## PROBLEM
Leaving out the pictures, please retype each record exactly.

## DATA SUPPLIED
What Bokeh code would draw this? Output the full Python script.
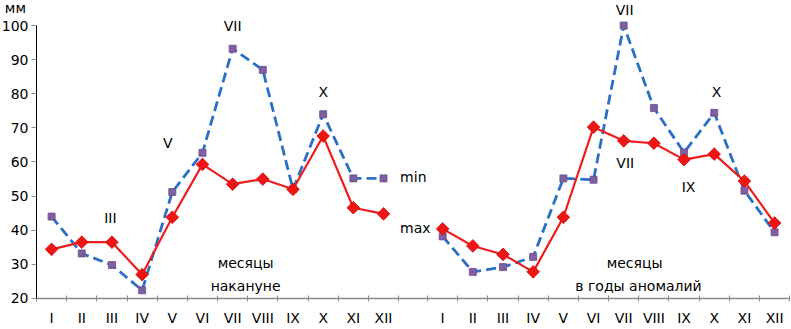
import math
from bokeh.plotting import figure
from bokeh.models import FixedTicker, Range1d
from bokeh.core.properties import value
from bokeh.embed import file_html
from bokeh.resources import INLINE

# ---- data ----
months = ["I", "II", "III", "IV", "V", "VI", "VII", "VIII", "IX", "X", "XI", "XII"]
before_min = [44, 33.2, 29.8, 22.4, 51.2, 62.7, 93.2, 87.0, 52.0, 74.0, 55.2, 55.2]
before_max = [34.4, 36.5, 36.5, 27.0, 43.8, 59.3, 53.5, 55.0, 52.0, 67.6, 46.6, 44.8]
anom_min = [38.2, 27.8, 29.2, 32.2, 55.2, 54.8, 100.0, 75.8, 62.8, 74.4, 51.6, 39.4]
anom_max = [40.4, 35.4, 32.9, 27.8, 43.8, 70.2, 66.2, 65.5, 60.7, 62.3, 54.4, 42.1]
y_ticks = [20, 30, 40, 50, 60, 70, 80, 90, 100]

# annotations: (text, panel, x in category units, y value)
annotations = [
    ("III", 0, 2.45, 43.5), ("V", 0, 4.35, 65.5), ("VII", 0, 6.5, 100.0), ("X", 0, 9.5, 80.4),
    ("VII", 1, 6.53, 104.5), ("VII", 1, 6.55, 59.6), ("IX", 1, 8.65, 52.6), ("X", 1, 9.58, 80.4),
]
captions = [("месяцы", 0, 6.93, 30.3), ("накануне", 0, 6.93, 23.8),
            ("месяцы", 1, 6.86, 30.3), ("в годы аномалий", 1, 6.99, 23.8)]
series_names = [("min", 55.5), ("max", 40.8)]
unit_label = ("мм", -0.7, 105.0)

offsets = [0.0, 12.96]
FONT = "DejaVu Sans"
FS = "14px"

p = figure(frame_width=791, frame_height=329, output_backend="svg", toolbar_location=None,
           min_border_left=0, min_border_right=0, min_border_top=0, min_border_bottom=0,
           x_range=Range1d(-1.193, 25.02), y_range=Range1d(10.91, 107.33))
p.outline_line_color = None
p.grid.grid_line_color = None
p.background_fill_color = "white"

centers = []
bounds = []
labels = {}
for off in offsets:
    for i, m in enumerate(months):
        c = off + i + 0.5
        centers.append(c)
        labels[c] = m
    bounds.extend([off + k for k in range(13)])

p.xaxis.fixed_location = 20
p.xaxis.ticker = FixedTicker(ticks=centers, minor_ticks=bounds)
p.xaxis.bounds = (0, 24.95)
p.xaxis.major_label_overrides = labels
p.xaxis.major_tick_line_color = None
p.xaxis.major_tick_out = 0
p.xaxis.major_tick_in = 0
p.xaxis.minor_tick_line_color = "#8c8c8c"
p.xaxis.minor_tick_in = 3
p.xaxis.minor_tick_out = 3
p.xaxis.axis_line_color = "#8c8c8c"
p.xaxis.axis_line_width = 1.5
p.xaxis.major_label_standoff = 9
p.xaxis.major_label_text_font = FONT
p.xaxis.major_label_text_font_size = FS
p.xaxis.major_label_text_color = "black"

p.yaxis.fixed_location = 0
p.yaxis.ticker = FixedTicker(ticks=y_ticks)
p.yaxis.bounds = (20, 100)
p.yaxis.axis_line_color = "black"
p.yaxis.major_tick_line_color = "#8c8c8c"
p.yaxis.major_tick_out = 5
p.yaxis.major_tick_in = 0
p.yaxis.minor_tick_line_color = None
p.yaxis.major_label_standoff = 3
p.yaxis.major_label_text_font = FONT
p.yaxis.major_label_text_font_size = FS
p.yaxis.major_label_text_color = "black"

for off, mins, maxs in [(offsets[0], before_min, before_max), (offsets[1], anom_min, anom_max)]:
    xs = [off + i + 0.5 for i in range(len(months))]
    p.line(xs, mins, line_color="#2b6fc6", line_width=2.8, line_dash="10 5")
    p.scatter(xs, mins, marker="square", size=7, fill_color="#7f5fa2", line_color="#6a4e8c", line_width=0.8)
    p.line(xs, maxs, line_color="#ee1c1c", line_width=2.2)
    p.scatter(xs, maxs, marker="square", angle=math.pi / 4, size=9, fill_color="#f01515",
              line_color="#c41212", line_width=0.8)

ax = [offsets[a[1]] + a[2] for a in annotations]
p.text(ax, [a[3] for a in annotations], text=[a[0] for a in annotations],
       text_font=value(FONT), text_font_size=FS, text_align="center", text_baseline="middle",
       text_color="black")

cx = [offsets[c[1]] + c[2] for c in captions]
p.text(cx, [c[3] for c in captions], text=[c[0] for c in captions],
       text_font=value(FONT), text_font_size=FS, text_align="center", text_baseline="middle",
       text_color="black")

p.text([12.05] * len(series_names), [s[1] for s in series_names], text=[s[0] for s in series_names],
       text_font=value(FONT), text_font_size=FS, text_align="left", text_baseline="middle",
       text_color="black")

p.text([unit_label[1]], [unit_label[2]], text=[unit_label[0]],
       text_font=value(FONT), text_font_size=FS, text_align="center", text_baseline="middle",
       text_color="black")

open("out.html", "w").write(file_html(p, INLINE))
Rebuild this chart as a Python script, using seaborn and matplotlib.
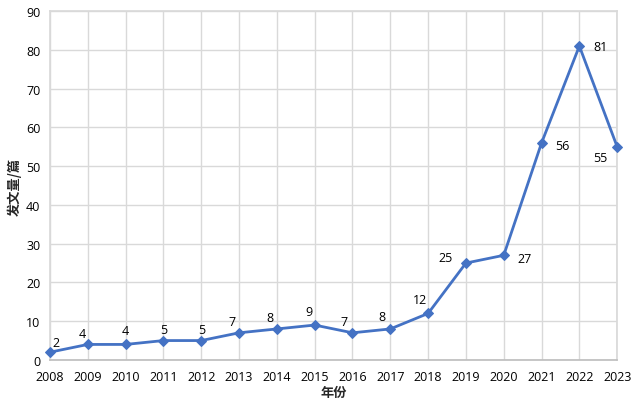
import matplotlib
matplotlib.use("Agg")
import matplotlib.pyplot as plt
import seaborn as sns
import pandas as pd

years = [2008, 2009, 2010, 2011, 2012, 2013, 2014, 2015, 2016, 2017, 2018, 2019, 2020, 2021, 2022, 2023]
counts = [2, 4, 4, 5, 5, 7, 8, 9, 7, 8, 12, 25, 27, 56, 81, 55]
# label offsets (points) per point
offsets = [(4, 7), (-4, 8), (0, 10), (0, 8), (0, 8), (-5, 8), (-5, 8), (-4, 10), (-6, 8), (-6, 9),
           (-6, 10), (-15, 4), (15, -2), (15, -2), (15, 0), (-12, -8)]

sns.set_theme(style="whitegrid")
plt.rcParams['font.family'] = ['Open Sans', 'Noto Sans CJK SC', 'DejaVu Sans']

df = pd.DataFrame({"year": years, "count": counts})

fig = plt.figure(figsize=(6.33, 4.06), dpi=100)
ax = fig.add_axes([0.079, 0.111, 0.896, 0.859])

sns.lineplot(data=df, x="year", y="count", ax=ax, color="#4472C4", linewidth=2,
             marker="D", markersize=5.5, markeredgecolor="#4472C4", clip_on=False, zorder=5)

for x, y, (dx, dy) in zip(years, counts, offsets):
    ax.annotate(str(y), (x, y), xytext=(dx, dy), textcoords="offset points",
                ha="center", va="center", fontsize=9, color="black")

ax.set_xlim(2008, 2023)
ax.set_ylim(0, 90)
ax.set_xticks(years)
ax.set_xticklabels([str(y) for y in years])
ax.set_yticks(range(0, 91, 10))
ax.tick_params(axis="both", length=0, labelsize=9, colors="black", pad=7)
ax.grid(True, color="#d9d9d9", linewidth=1)
for s in ["top", "right", "left"]:
    ax.spines[s].set_visible(True)
    ax.spines[s].set_color("#d9d9d9")
ax.spines["bottom"].set_color("#bfbfbf")
ax.set_facecolor("white")

ax.set_xlabel("年份", fontsize=9.5, fontweight="bold", labelpad=2,
              family=['Noto Sans CJK SC', 'DejaVu Sans'])
ax.set_ylabel("发文量/篇", fontsize=9.5, fontweight="bold", labelpad=3,
              family=['Noto Sans CJK SC', 'DejaVu Sans'])

fig.savefig("out.png", dpi=100, facecolor="white")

## ANSWER TO THIS TASK
What Bokeh code would draw this? Output the full Python script.
import math
from bokeh.plotting import figure
from bokeh.models import FixedTicker, Range1d
from bokeh.core.properties import value
from bokeh.embed import file_html
from bokeh.resources import INLINE

# ---- data ----
months = ["I", "II", "III", "IV", "V", "VI", "VII", "VIII", "IX", "X", "XI", "XII"]
before_min = [44, 33.2, 29.8, 22.4, 51.2, 62.7, 93.2, 87.0, 52.0, 74.0, 55.2, 55.2]
before_max = [34.4, 36.5, 36.5, 27.0, 43.8, 59.3, 53.5, 55.0, 52.0, 67.6, 46.6, 44.8]
anom_min = [38.2, 27.8, 29.2, 32.2, 55.2, 54.8, 100.0, 75.8, 62.8, 74.4, 51.6, 39.4]
anom_max = [40.4, 35.4, 32.9, 27.8, 43.8, 70.2, 66.2, 65.5, 60.7, 62.3, 54.4, 42.1]
y_ticks = [20, 30, 40, 50, 60, 70, 80, 90, 100]

# annotations: (text, panel, x in category units, y value)
annotations = [
    ("III", 0, 2.45, 43.5), ("V", 0, 4.35, 65.5), ("VII", 0, 6.5, 100.0), ("X", 0, 9.5, 80.4),
    ("VII", 1, 6.53, 104.5), ("VII", 1, 6.55, 59.6), ("IX", 1, 8.65, 52.6), ("X", 1, 9.58, 80.4),
]
captions = [("месяцы", 0, 6.93, 30.3), ("накануне", 0, 6.93, 23.8),
            ("месяцы", 1, 6.86, 30.3), ("в годы аномалий", 1, 6.99, 23.8)]
series_names = [("min", 55.5), ("max", 40.8)]
unit_label = ("мм", -0.7, 105.0)

offsets = [0.0, 12.96]
FONT = "DejaVu Sans"
FS = "14px"

p = figure(frame_width=791, frame_height=329, output_backend="svg", toolbar_location=None,
           min_border_left=0, min_border_right=0, min_border_top=0, min_border_bottom=0,
           x_range=Range1d(-1.193, 25.02), y_range=Range1d(10.91, 107.33))
p.outline_line_color = None
p.grid.grid_line_color = None
p.background_fill_color = "white"

centers = []
bounds = []
labels = {}
for off in offsets:
    for i, m in enumerate(months):
        c = off + i + 0.5
        centers.append(c)
        labels[c] = m
    bounds.extend([off + k for k in range(13)])

p.xaxis.fixed_location = 20
p.xaxis.ticker = FixedTicker(ticks=centers, minor_ticks=bounds)
p.xaxis.bounds = (0, 24.95)
p.xaxis.major_label_overrides = labels
p.xaxis.major_tick_line_color = None
p.xaxis.major_tick_out = 0
p.xaxis.major_tick_in = 0
p.xaxis.minor_tick_line_color = "#8c8c8c"
p.xaxis.minor_tick_in = 3
p.xaxis.minor_tick_out = 3
p.xaxis.axis_line_color = "#8c8c8c"
p.xaxis.axis_line_width = 1.5
p.xaxis.major_label_standoff = 9
p.xaxis.major_label_text_font = FONT
p.xaxis.major_label_text_font_size = FS
p.xaxis.major_label_text_color = "black"

p.yaxis.fixed_location = 0
p.yaxis.ticker = FixedTicker(ticks=y_ticks)
p.yaxis.bounds = (20, 100)
p.yaxis.axis_line_color = "black"
p.yaxis.major_tick_line_color = "#8c8c8c"
p.yaxis.major_tick_out = 5
p.yaxis.major_tick_in = 0
p.yaxis.minor_tick_line_color = None
p.yaxis.major_label_standoff = 3
p.yaxis.major_label_text_font = FONT
p.yaxis.major_label_text_font_size = FS
p.yaxis.major_label_text_color = "black"

for off, mins, maxs in [(offsets[0], before_min, before_max), (offsets[1], anom_min, anom_max)]:
    xs = [off + i + 0.5 for i in range(len(months))]
    p.line(xs, mins, line_color="#2b6fc6", line_width=2.8, line_dash="10 5")
    p.scatter(xs, mins, marker="square", size=7, fill_color="#7f5fa2", line_color="#6a4e8c", line_width=0.8)
    p.line(xs, maxs, line_color="#ee1c1c", line_width=2.2)
    p.scatter(xs, maxs, marker="square", angle=math.pi / 4, size=9, fill_color="#f01515",
              line_color="#c41212", line_width=0.8)

ax = [offsets[a[1]] + a[2] for a in annotations]
p.text(ax, [a[3] for a in annotations], text=[a[0] for a in annotations],
       text_font=value(FONT), text_font_size=FS, text_align="center", text_baseline="middle",
       text_color="black")

cx = [offsets[c[1]] + c[2] for c in captions]
p.text(cx, [c[3] for c in captions], text=[c[0] for c in captions],
       text_font=value(FONT), text_font_size=FS, text_align="center", text_baseline="middle",
       text_color="black")

p.text([12.05] * len(series_names), [s[1] for s in series_names], text=[s[0] for s in series_names],
       text_font=value(FONT), text_font_size=FS, text_align="left", text_baseline="middle",
       text_color="black")

p.text([unit_label[1]], [unit_label[2]], text=[unit_label[0]],
       text_font=value(FONT), text_font_size=FS, text_align="center", text_baseline="middle",
       text_color="black")

open("out.html", "w").write(file_html(p, INLINE))
Rebuild this chart as a Python script, using seaborn and matplotlib.
import matplotlib
matplotlib.use("Agg")
import matplotlib.pyplot as plt
import seaborn as sns
import pandas as pd

years = [2008, 2009, 2010, 2011, 2012, 2013, 2014, 2015, 2016, 2017, 2018, 2019, 2020, 2021, 2022, 2023]
counts = [2, 4, 4, 5, 5, 7, 8, 9, 7, 8, 12, 25, 27, 56, 81, 55]
# label offsets (points) per point
offsets = [(4, 7), (-4, 8), (0, 10), (0, 8), (0, 8), (-5, 8), (-5, 8), (-4, 10), (-6, 8), (-6, 9),
           (-6, 10), (-15, 4), (15, -2), (15, -2), (15, 0), (-12, -8)]

sns.set_theme(style="whitegrid")
plt.rcParams['font.family'] = ['Open Sans', 'Noto Sans CJK SC', 'DejaVu Sans']

df = pd.DataFrame({"year": years, "count": counts})

fig = plt.figure(figsize=(6.33, 4.06), dpi=100)
ax = fig.add_axes([0.079, 0.111, 0.896, 0.859])

sns.lineplot(data=df, x="year", y="count", ax=ax, color="#4472C4", linewidth=2,
             marker="D", markersize=5.5, markeredgecolor="#4472C4", clip_on=False, zorder=5)

for x, y, (dx, dy) in zip(years, counts, offsets):
    ax.annotate(str(y), (x, y), xytext=(dx, dy), textcoords="offset points",
                ha="center", va="center", fontsize=9, color="black")

ax.set_xlim(2008, 2023)
ax.set_ylim(0, 90)
ax.set_xticks(years)
ax.set_xticklabels([str(y) for y in years])
ax.set_yticks(range(0, 91, 10))
ax.tick_params(axis="both", length=0, labelsize=9, colors="black", pad=7)
ax.grid(True, color="#d9d9d9", linewidth=1)
for s in ["top", "right", "left"]:
    ax.spines[s].set_visible(True)
    ax.spines[s].set_color("#d9d9d9")
ax.spines["bottom"].set_color("#bfbfbf")
ax.set_facecolor("white")

ax.set_xlabel("年份", fontsize=9.5, fontweight="bold", labelpad=2,
              family=['Noto Sans CJK SC', 'DejaVu Sans'])
ax.set_ylabel("发文量/篇", fontsize=9.5, fontweight="bold", labelpad=3,
              family=['Noto Sans CJK SC', 'DejaVu Sans'])

fig.savefig("out.png", dpi=100, facecolor="white")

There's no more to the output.